Just fore a bunch of signatures and declare the place unionized!
It's almost like they have a pen and a phone.
Typical liberal thinking. Damn whatever you think, we (the smarmy liberal elite) will do what WE want, and we are going to cram it down your throat.
Apparently all they need is a phone and a pen,too.
I don’t have a problem with this. If the workers understand the need to make a product that will return a profit to investment, so be it.
“If the workers understand the need to make a product that will return a profit to investment, so be it.”
That will occur the day after pigs fly. your Obama check arrives, and Hell freezes over.
When the union shows up at your home for a friendly chat along with seeing your spouse and kids, most will sign. Elections are so yesteryear for the collective. For the few who won’t sign, they will either be irrelevant or worse. The company will not protect them. Their European operations are comanaged and they support unionization.
The communists are on a roll. They aren’t going to let no stinking, freedom-loving Americans stop them! This is THEIR police state now!
If VW does not make a profit to its investors they will close.
VW is not fighting this.
Unions by and large became a naughty word after WWII.
In the early years they were needed to protect workers and stop child labor. The unions then attacked business and demanded more profit than what was deemed affordable by investors.
If VW sees this as an operational outlay they will regret this move as OSHA and DOL already govern the original demands of any union.

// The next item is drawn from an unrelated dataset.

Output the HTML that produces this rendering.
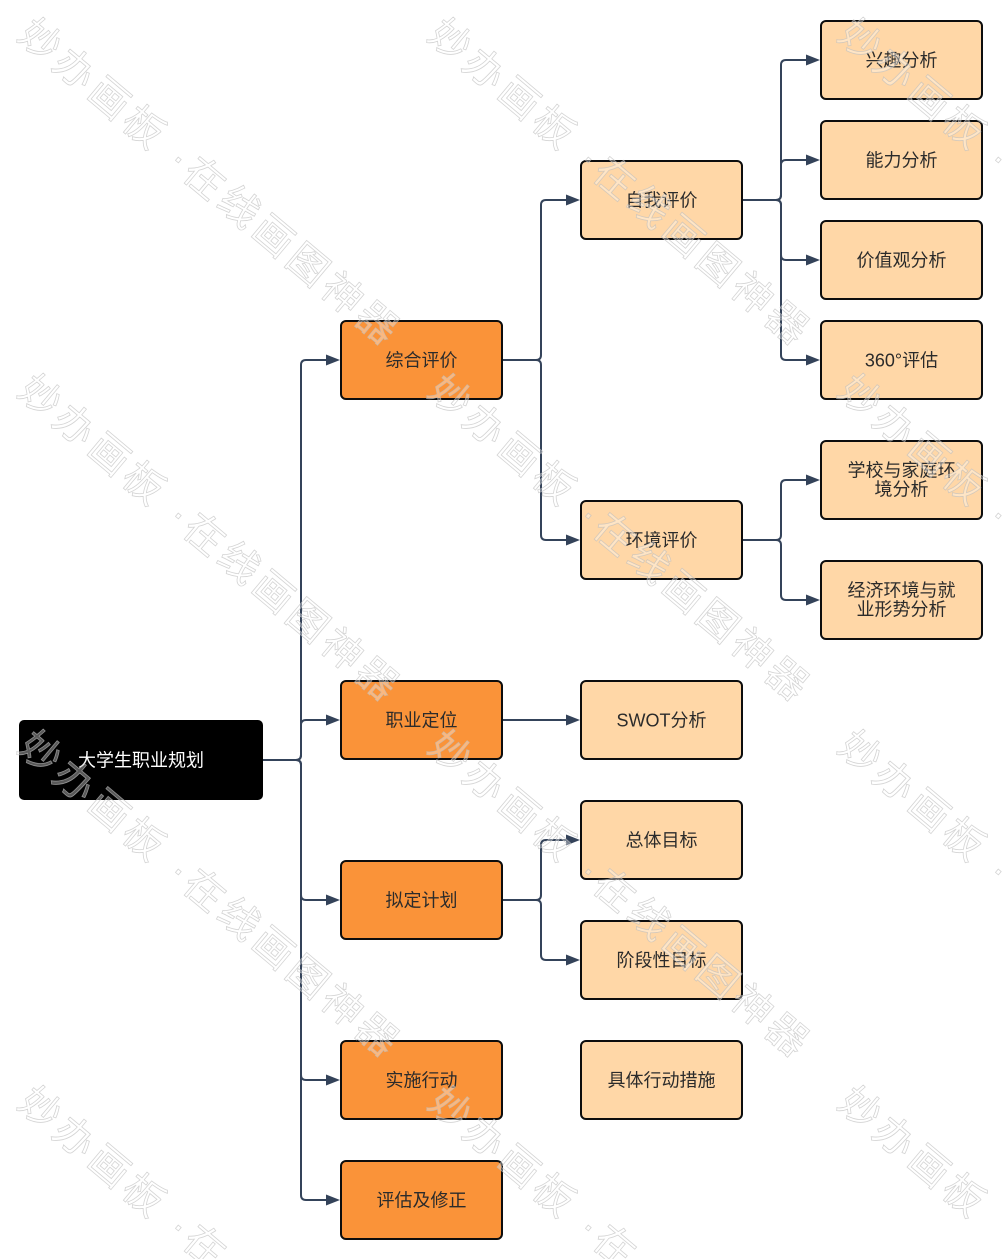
<!DOCTYPE html>
<html>
<head>
<meta charset="utf-8">
<style>
  html, body { margin: 0; padding: 0; background: #ffffff; }
  body { width: 1003px; height: 1259px; overflow: hidden; position: relative; }
  svg { display: block; overflow: hidden; }
  .lbl { font-family: "Liberation Sans", "Noto Sans CJK SC", sans-serif; font-size: 18px; fill: #2b2b2b; }
  .wm { font-family: "Liberation Sans", "Noto Sans CJK SC", sans-serif; font-size: 40px; letter-spacing: 5px; fill: #ffffff; fill-opacity: 0.35; stroke: #bdbdbd; stroke-opacity: 0.65; stroke-width: 0.8; }
</style>
</head>
<body>
<svg width="1003" height="1259" viewBox="0 0 1003 1259" xmlns="http://www.w3.org/2000/svg">
  <defs>
    <clipPath id="frame"><rect x="0" y="0" width="1003" height="1259"/></clipPath>
  </defs>
  <rect x="0" y="0" width="1003" height="1259" fill="#ffffff"/>

  <!-- connectors -->
  <g fill="none" stroke="#34435a" stroke-width="2" stroke-linecap="butt" stroke-linejoin="round">
    <path d="M263,760 H296 Q301,760 301,755 V365 Q301,360 306,360 H328"/>
    <path d="M263,760 H296 Q301,760 301,755 V725 Q301,720 306,720 H328"/>
    <path d="M263,760 H296 Q301,760 301,765 V895 Q301,900 306,900 H328"/>
    <path d="M263,760 H296 Q301,760 301,765 V1075 Q301,1080 306,1080 H328"/>
    <path d="M263,760 H296 Q301,760 301,765 V1195 Q301,1200 306,1200 H328"/>
    <path d="M503,360 H536 Q541,360 541,355 V205 Q541,200 546,200 H568"/>
    <path d="M503,360 H536 Q541,360 541,365 V535 Q541,540 546,540 H568"/>
    <path d="M503,720 H568"/>
    <path d="M503,900 H536 Q541,900 541,895 V845 Q541,840 546,840 H568"/>
    <path d="M503,900 H536 Q541,900 541,905 V955 Q541,960 546,960 H568"/>
    <path d="M743,200 H776 Q781,200 781,195 V65 Q781,60 786,60 H808"/>
    <path d="M743,200 H776 Q781,200 781,195 V165 Q781,160 786,160 H808"/>
    <path d="M743,200 H776 Q781,200 781,205 V255 Q781,260 786,260 H808"/>
    <path d="M743,200 H776 Q781,200 781,205 V355 Q781,360 786,360 H808"/>
    <path d="M743,540 H776 Q781,540 781,535 V485 Q781,480 786,480 H808"/>
    <path d="M743,540 H776 Q781,540 781,545 V595 Q781,600 786,600 H808"/>
  </g>

  <!-- arrowheads -->
  <g fill="#34435a">
    <polygon points="326,354.5 340,360 326,365.5"/>
    <polygon points="326,714.5 340,720 326,725.5"/>
    <polygon points="326,894.5 340,900 326,905.5"/>
    <polygon points="326,1074.5 340,1080 326,1085.5"/>
    <polygon points="326,1194.5 340,1200 326,1205.5"/>
    <polygon points="566,194.5 580,200 566,205.5"/>
    <polygon points="566,534.5 580,540 566,545.5"/>
    <polygon points="566,714.5 580,720 566,725.5"/>
    <polygon points="566,834.5 580,840 566,845.5"/>
    <polygon points="566,954.5 580,960 566,965.5"/>
    <polygon points="806,54.5 820,60 806,65.5"/>
    <polygon points="806,154.5 820,160 806,165.5"/>
    <polygon points="806,254.5 820,260 806,265.5"/>
    <polygon points="806,354.5 820,360 806,365.5"/>
    <polygon points="806,474.5 820,480 806,485.5"/>
    <polygon points="806,594.5 820,600 806,605.5"/>
  </g>

  <!-- root -->
  <rect x="19" y="720" width="244" height="80" rx="5" ry="5" fill="#000000"/>
  <text x="141" y="766.5" text-anchor="middle" class="lbl" style="fill:#ffffff">大学生职业规划</text>

  <!-- level 1 -->
  <g fill="#fa9339" stroke="#0d0d0d" stroke-width="2">
    <rect x="341" y="321" width="161" height="78" rx="5" ry="5"/>
    <rect x="341" y="681" width="161" height="78" rx="5" ry="5"/>
    <rect x="341" y="861" width="161" height="78" rx="5" ry="5"/>
    <rect x="341" y="1041" width="161" height="78" rx="5" ry="5"/>
    <rect x="341" y="1161" width="161" height="78" rx="5" ry="5"/>
  </g>
  <text x="421.5" y="366.5" text-anchor="middle" class="lbl">综合评价</text>
  <text x="421.5" y="726.5" text-anchor="middle" class="lbl">职业定位</text>
  <text x="421.5" y="906.5" text-anchor="middle" class="lbl">拟定计划</text>
  <text x="421.5" y="1086.5" text-anchor="middle" class="lbl">实施行动</text>
  <text x="421.5" y="1206.5" text-anchor="middle" class="lbl">评估及修正</text>

  <!-- level 2 -->
  <g fill="#ffd7a7" stroke="#0d0d0d" stroke-width="2">
    <rect x="581" y="161" width="161" height="78" rx="5" ry="5"/>
    <rect x="581" y="501" width="161" height="78" rx="5" ry="5"/>
    <rect x="581" y="681" width="161" height="78" rx="5" ry="5"/>
    <rect x="581" y="801" width="161" height="78" rx="5" ry="5"/>
    <rect x="581" y="921" width="161" height="78" rx="5" ry="5"/>
    <rect x="581" y="1041" width="161" height="78" rx="5" ry="5"/>
  </g>
  <text x="661.5" y="206.5" text-anchor="middle" class="lbl">自我评价</text>
  <text x="661.5" y="546.5" text-anchor="middle" class="lbl">环境评价</text>
  <text x="661.5" y="726.5" text-anchor="middle" class="lbl">SWOT分析</text>
  <text x="661.5" y="846.5" text-anchor="middle" class="lbl">总体目标</text>
  <text x="661.5" y="966.5" text-anchor="middle" class="lbl">阶段性目标</text>
  <text x="661.5" y="1086.5" text-anchor="middle" class="lbl">具体行动措施</text>

  <!-- level 3 -->
  <g fill="#ffd7a7" stroke="#0d0d0d" stroke-width="2">
    <rect x="821" y="21" width="161" height="78" rx="5" ry="5"/>
    <rect x="821" y="121" width="161" height="78" rx="5" ry="5"/>
    <rect x="821" y="221" width="161" height="78" rx="5" ry="5"/>
    <rect x="821" y="321" width="161" height="78" rx="5" ry="5"/>
    <rect x="821" y="441" width="161" height="78" rx="5" ry="5"/>
    <rect x="821" y="561" width="161" height="78" rx="5" ry="5"/>
  </g>
  <text x="901.5" y="66.5" text-anchor="middle" class="lbl">兴趣分析</text>
  <text x="901.5" y="166.5" text-anchor="middle" class="lbl">能力分析</text>
  <text x="901.5" y="266.5" text-anchor="middle" class="lbl">价值观分析</text>
  <text x="901.5" y="366.5" text-anchor="middle" class="lbl">360°评估</text>
  <text x="901.5" y="476.5" text-anchor="middle" class="lbl">学校与家庭环</text>
  <text x="901.5" y="495.5" text-anchor="middle" class="lbl">境分析</text>
  <text x="901.5" y="596.5" text-anchor="middle" class="lbl">经济环境与就</text>
  <text x="901.5" y="615.5" text-anchor="middle" class="lbl">业形势分析</text>

  <!-- watermarks -->
  <g class="wm" clip-path="url(#frame)">
    <text x="16" y="38" transform="rotate(40 16 38)">妙办画板 ·在线画图神器</text>
    <text x="426" y="38" transform="rotate(40 426 38)">妙办画板 ·在线画图神器</text>
    <text x="836" y="38" transform="rotate(40 836 38)">妙办画板 ·</text>

    <text x="16" y="394" transform="rotate(40 16 394)">妙办画板 ·在线画图神器</text>
    <text x="426" y="394" transform="rotate(40 426 394)">妙办画板 ·在线画图神器</text>
    <text x="836" y="394" transform="rotate(40 836 394)">妙办画板 ·</text>

    <text x="16" y="750" transform="rotate(40 16 750)">妙办画板 ·在线画图神器</text>
    <text x="426" y="750" transform="rotate(40 426 750)">妙办画板 ·在线画图神器</text>
    <text x="836" y="750" transform="rotate(40 836 750)">妙办画板 ·</text>

    <text x="16" y="1106" transform="rotate(40 16 1106)">妙办画板 ·在</text>
    <text x="426" y="1106" transform="rotate(40 426 1106)">妙办画板 ·在</text>
    <text x="836" y="1106" transform="rotate(40 836 1106)">妙办画板</text>
  </g>
</svg>
</body>
</html>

Looks like they are taking a page out of the Democrats playbook and DEEMING that the members voted for it.
I think I see where this is going.
I’ll bet “informal” organizations aren’t subject to any of the (barely enforced) laws that would pretend to restrict a normal union. So anyone on the receiving end will have little recourse against them.
VW deserves everything the UAW throws at them. VW is a pro-union German corporation, It essentially did nothing to defeat the union in the election, and has demonstrated it is more than willing to have a union at this plant despite what its workers want.
IIRC VW is pro union, and sided with the union, but the employees of the VW plant DON’T WANT THE UNION.
The UAW is operating with the blessings of Volkswagen against the will of the majority of the employees.
That being the case let VW pay all the dues, and costs associated with bargaining with themselves.
And those VW employees who voted against the union should organize themselves now in order to prepare themselves for when the unofficial Local 42 decides to become official and nip that in the bud.
Yep, they should create a No42 organization
In my experience as a business consultant, German companies like to work with unions. However, they are not pushovers like the US auto industry. They are extremely well organized in how they do business and expect the same from union members.
Very misleading headline, I’m afraid. The union “exists” whether the company is required (normally as the result of a secret ballot election, but sometimes as a result of an employer (upon seeing that a large number of employees have signed cards) recognizing the union as its employees exclusive bargaining agent). The only issue is the company’s duty to bargain with whatever group claims to represent the majority of its employees.
As far as card check goes, my fairly extensive experience is that employees are invariably told by the organizers that their signature is only for the purpose of demanding an election (”after all, that’s the American way -— put it up to an election ...”) and do so despite the fact that the cards also say the union can use the cards to demand recognition without an election. Most employees are then SHOCKED when the union demands recognition on the basis of signed cards and somewhat grateful when the company rejects the demand and insists on a secret ballot election.
Tennessee is a right to work and lots of people have a dislike for them. My dad worked 45 years in telecommunications and never joined. UAW would do well to remember the Boeing plant in Oak Ridge. They won their long strike and Boeing closed the plant and relocated within a couple of years. Yea the union sure showed them.